The round table event, moderated by Laura Rockwood, Section Head, Non-Proliferation and Policy Making Section, Office of Legal Affairs, focused on the roles and opportunities for women in this field, and addressed issues in nuclear law, regulation, technology, policy, diplomacy and management.

The Permanent Representative of the Republic of South Africa and President of the IAEA's 57th General Conference, Xolisa Mfundiso Mabhongo, noted in his welcoming address to the participants that in South Africa the role women play in the nuclear field enhances the development goals of his country. Countries, like South Africa, need to build more nuclear power reactors, which affords more opportunities for women. He noted that without the support of women, progress is delayed. Ambassador Mabhongo said, "More women need to be appointed in leadership positions, and we need to recognize their central role in a country's developmental programme from the local to the national level."

IAEA Deputy Director General Dunn Lee said that governments concrete steps in supporting women's entry into the nuclear field are essential. That step will require a focused outreach effort to increase understanding and the visibility of the peaceful uses of nuclear technology is a vital outreach effort. She emphasized the need for a proactive and inter-disciplinary approach to inspire women from legal, communication and diplomatic backgrounds to enter the nuclear field as a profession. Deputy Director General Dunn Lee also noted that "women connect with each other, stimulate and foster ideas and need to be at the table to make a difference to international peace and security, and this means having a good understanding of the peaceful uses of nuclear energy."

The United Kingdom's Parliamentary Under-Secretary, (Department of Energy and Climate Change), Baroness Sandip Verma, drew attention to the importance of science and technology and the lack of women experts, calling it "a serious void for great talent and we need to seek ways of encouraging women to pursue nuclear sciences, which is an exciting industry."

The Permanent Representative of Japan, Toshiro Ozawa, informed the meeting about the efforts being made by the Japanese Government to create awareness about the benefits of nuclear science especially in the health and agricultural sectors.
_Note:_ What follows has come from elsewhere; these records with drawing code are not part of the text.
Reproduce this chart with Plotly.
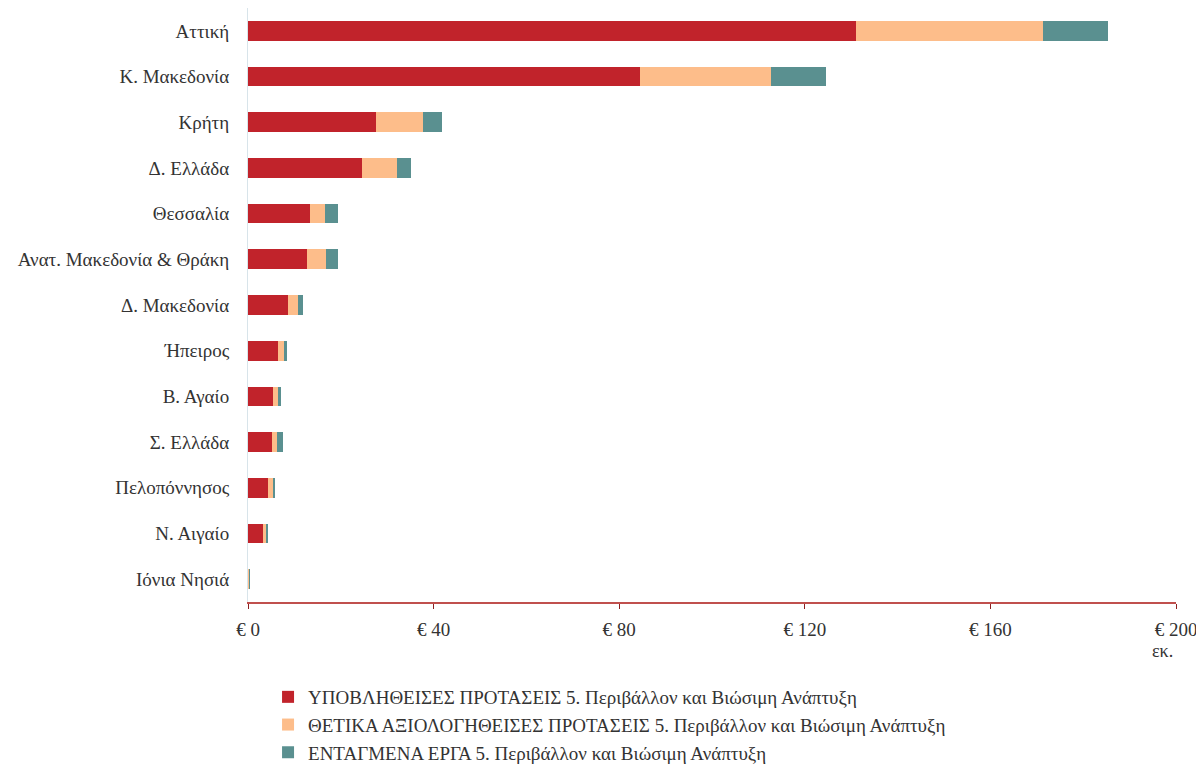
import plotly.graph_objects as go

regions = ["Αττική", "Κ. Μακεδονία", "Κρήτη", "Δ. Ελλάδα", "Θεσσαλία",
           "Ανατ. Μακεδονία & Θράκη", "Δ. Μακεδονία", "Ήπειρος", "Β. Αγαίο",
           "Σ. Ελλάδα", "Πελοπόννησος", "Ν. Αιγαίο", "Ιόνια Νησιά"]
submitted = [131.0, 84.5, 27.6, 24.6, 13.4, 12.7, 8.6, 6.5, 5.4, 5.2, 4.3, 3.2, 0.1]
approved = [40.3, 28.2, 10.1, 7.5, 3.2, 4.1, 2.2, 1.3, 1.1, 1.0, 1.1, 0.7, 0.2]
integrated = [14.0, 11.9, 4.1, 3.0, 2.8, 2.6, 1.1, 0.6, 0.6, 1.3, 0.4, 0.2, 0.1]
series_names = ["ΥΠΟΒΛΗΘΕΙΣΕΣ ΠΡΟΤΑΣΕΙΣ 5. Περιβάλλον και Βιώσιμη Ανάπτυξη",
                "ΘΕΤΙΚΑ ΑΞΙΟΛΟΓΗΘΕΙΣΕΣ ΠΡΟΤΑΣΕΙΣ 5. Περιβάλλον και Βιώσιμη Ανάπτυξη",
                "ΕΝΤΑΓΜΕΝΑ ΕΡΓΑ 5. Περιβάλλον και Βιώσιμη Ανάπτυξη"]
tick_vals = [0, 40, 80, 120, 160, 200]
tick_text = ["€ 0", "€ 40", "€ 80", "€ 120", "€ 160", "€ 200"]
colors = ["#C1232B", "#FDBD8A", "#5A9090"]

fig = go.Figure()
for name, vals, col in zip(series_names, [submitted, approved, integrated], colors):
    fig.add_trace(go.Bar(y=regions, x=vals, name=name, orientation="h",
                         marker=dict(color=col, line=dict(width=0)), width=0.43))

fig.update_layout(
    barmode="stack",
    width=1196, height=764,
    margin=dict(l=240, r=28, t=0, b=161),
    paper_bgcolor="white", plot_bgcolor="white",
    font=dict(family="Liberation Serif", size=19, color="#333333"),
    showlegend=True,
    legend=dict(x=0.0216, y=-0.128, xanchor="left", yanchor="top",
                orientation="v", traceorder="normal",
                font=dict(size=19), itemwidth=30),
    xaxis=dict(range=[0, 200], tickvals=tick_vals, ticktext=tick_text,
               showgrid=False, zeroline=False, showline=True,
               linecolor="#C0504D", linewidth=1.5, ticks="outside",
               tickcolor="#8B2020", ticklen=5, ticklabelstandoff=4),
    yaxis=dict(autorange="reversed", showgrid=False, zeroline=False,
               showline=True, linecolor="#D8E4EA", linewidth=1,
               ticks="", ticklabelstandoff=14),
)
fig.add_annotation(text="εκ.", x=200, y=0, xref="x", yref="paper",
                   xanchor="center", yanchor="top",
                   xshift=-14, yshift=-37, showarrow=False, font=dict(size=18))

fig.write_html("out.html")
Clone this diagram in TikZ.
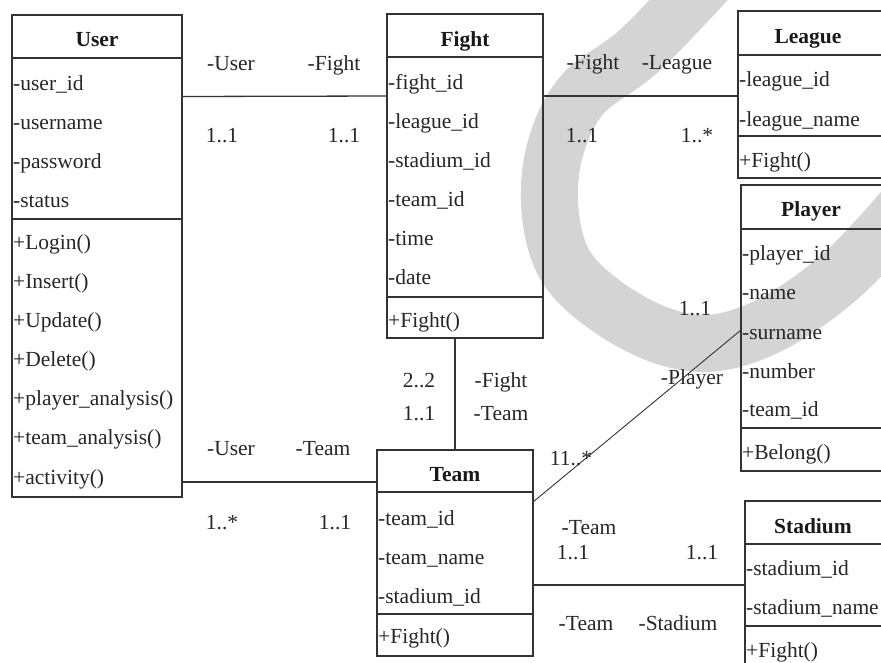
\documentclass[tikz,border=0pt]{standalone}
\usepackage{fontspec}
\setmainfont{Liberation Serif}
\begin{document}
\begin{tikzpicture}[x=1pt,y=-1pt,
  box/.style={draw=black!80, line width=1.3pt, inner sep=0pt, outer sep=0pt, rectangle},
  sepline/.style={draw=black!80, line width=1.3pt},
  conn/.style={draw=black!80, line width=1.3pt},
  thinconn/.style={draw=black!80, line width=0.9pt},
  ttl/.style={font=\fontsize{21.5}{25}\selectfont\bfseries, text=black!90, anchor=base, inner sep=0pt, yshift=-7pt},
  row/.style={font=\fontsize{21.5}{25}\selectfont, text=black!85, anchor=base west, inner sep=0pt, yshift=-7pt},
  lbl/.style={font=\fontsize{21.5}{25}\selectfont, text=black!85, anchor=base, inner sep=0pt, yshift=-7pt},
  wm/.style={draw=black!17, line width=57pt, line cap=butt}
]
\useasboundingbox (0,0) rectangle (881,662);
% watermark
\draw[wm] plot[smooth, tension=0.6] coordinates {(712,-25) (640,50) (582,95) (555,150) (550,210) (565,265) (605,305) (660,335) (713,343) (770,325) (830,285) (881,235) (945,160)};

% class boxes
\node[box, minimum width=170pt, minimum height=482pt] (user) at (97,256) {};
\node[box, minimum width=156pt, minimum height=324pt] (fight) at (465,176) {};
\node[box, minimum width=144pt, minimum height=167pt] (league) at (810,94.5) {};
\node[box, minimum width=141pt, minimum height=286pt] (player) at (811.5,328) {};
\node[box, minimum width=156pt, minimum height=206pt] (team) at (455,553) {};
\node[box, minimum width=137pt, minimum height=169pt] (stadium) at (813.5,585.5) {};

% separators
\draw[sepline] (user.west |- 0,58) -- (user.east |- 0,58);
\draw[sepline] (user.west |- 0,219) -- (user.east |- 0,219);
\draw[sepline] (fight.west |- 0,57) -- (fight.east |- 0,57);
\draw[sepline] (fight.west |- 0,297) -- (fight.east |- 0,297);
\draw[sepline] (league.west |- 0,55) -- (league.east |- 0,55);
\draw[sepline] (league.west |- 0,136) -- (league.east |- 0,136);
\draw[sepline] (player.west |- 0,229) -- (player.east |- 0,229);
\draw[sepline] (player.west |- 0,428) -- (player.east |- 0,428);
\draw[sepline] (team.west |- 0,492) -- (team.east |- 0,492);
\draw[sepline] (team.west |- 0,614) -- (team.east |- 0,614);
\draw[sepline] (stadium.west |- 0,544) -- (stadium.east |- 0,544);
\draw[sepline] (stadium.west |- 0,626) -- (stadium.east |- 0,626);

% titles
\node[ttl] (userT) at (97,39) {User};
\node[ttl] (fightT) at (465,39) {Fight};
\node[ttl] (leagueT) at (808,36) {League};
\node[ttl] (playerT) at (811,209) {Player};
\node[ttl] (teamT) at (455,474) {Team};
\node[ttl] (stadiumT) at (813,526) {Stadium};

% User rows
\node[row] (u1) at (13,83) {-user\_id};
\node[row] (u2) at (13,122) {-username};
\node[row] (u3) at (13,161) {-password};
\node[row] (u4) at (13,200) {-status};
\node[row] (u5) at (13,242) {+Login()};
\node[row] (u6) at (13,281) {+Insert()};
\node[row] (u7) at (13,320) {+Update()};
\node[row] (u8) at (13,359) {+Delete()};
\node[row] (u9) at (13,398) {+player\_analysis()};
\node[row] (u10) at (13,437) {+team\_analysis()};
\node[row] (u11) at (13,477) {+activity()};

% Fight rows
\node[row] (f1) at (388,82) {-fight\_id};
\node[row] (f2) at (388,121) {-league\_id};
\node[row] (f3) at (388,160) {-stadium\_id};
\node[row] (f4) at (388,199) {-team\_id};
\node[row] (f5) at (388,238) {-time};
\node[row] (f6) at (388,277) {-date};
\node[row] (f7) at (388,320) {+Fight()};

% League rows
\node[row] (l1) at (739,79) {-league\_id};
\node[row] (l2) at (739,119) {-league\_name};
\node[row] (l3) at (739,160) {+Fight()};

% Player rows
\node[row] (p1) at (742,253) {-player\_id};
\node[row] (p2) at (742,292) {-name};
\node[row] (p3) at (742,332) {-surname};
\node[row] (p4) at (742,371) {-number};
\node[row] (p5) at (742,409) {-team\_id};
\node[row] (p6) at (742,452) {+Belong()};

% Team rows
\node[row] (t1) at (378,518) {-team\_id};
\node[row] (t2) at (378,557) {-team\_name};
\node[row] (t3) at (378,596) {-stadium\_id};
\node[row] (t4) at (378,636) {+Fight()};

% Stadium rows
\node[row] (s1) at (746,568) {-stadium\_id};
\node[row] (s2) at (746,607) {-stadium\_name};
\node[row] (s3) at (746,650) {+Fight()};

% connectors
\draw[conn] (user.east |- 0,96.5) -- (fight.west |- 0,96);
\draw[conn] (fight.east |- 0,96) -- (league.west |- 0,96);
\draw[conn] (team.north |- fight.south) -- (team.north);
\draw[conn] (user.east |- 0,482) -- (team.west |- 0,482);
\draw[thinconn] (team.east |- 0,502) -- (player.west |- 0,330);
\draw[conn] (team.east |- 0,585) -- (stadium.west |- 0,585);

% association labels
\node[lbl] (a1) at (231,63) {-User};
\node[lbl] (a2) at (334,63) {-Fight};
\node[lbl] (a3) at (222,135) {1..1};
\node[lbl] (a4) at (344,135) {1..1};

\node[lbl] (b1) at (593,62) {-Fight};
\node[lbl] (b2) at (677,62) {-League};
\node[lbl] (b3) at (582,135) {1..1};
\node[lbl] (b4) at (697,135) {1..*};

\node[lbl] (c1) at (419,380) {2..2};
\node[lbl] (c2) at (419,413) {1..1};
\node[lbl] (c3) at (501,380) {-Fight};
\node[lbl] (c4) at (501,413) {-Team};

\node[lbl] (d1) at (231,448) {-User};
\node[lbl] (d2) at (323,448) {-Team};
\node[lbl] (d3) at (222,522) {1..*};
\node[lbl] (d4) at (335,522) {1..1};

\node[lbl] (e1) at (695,308) {1..1};
\node[lbl] (e2) at (692,377) {-Player};
\node[lbl] (e3) at (571,458) {11..*};

\node[lbl] (g1) at (589,527) {-Team};
\node[lbl] (g2) at (573,552) {1..1};
\node[lbl] (g3) at (702,552) {1..1};
\node[lbl] (g4) at (586,623) {-Team};
\node[lbl] (g5) at (678,623) {-Stadium};
\end{tikzpicture}
\end{document}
Observing that the Agency has been working hard to inform the public about its mission and work, the Permanent Representative of the Kingdom of Lesotho, Lineo Khechane Ntoane, stressed that "awareness building programmes can be the building blocks for more girls to be registered for science subjects."

Elena Sokova, Executive Director of the VCDNP, noted a number of educational and professional development programs with specific focus on nuclear policy and science that were put in place in the past decade. These efforts should be continued and expanded, while international organizations and the academic community need to be more proactive in promoting these opportunities for women and emerging specialists.

Round table participants agreed that attitudes about women's involvement in nuclear sciences that are prevalent in developing countries will need to change, and in parallel, there needs to be a greater awareness of women's central role in any country's progress. To support these changes, the participants discussed how to develop a network of women and how to raise awareness about the benefits of nuclear sciences and technologies.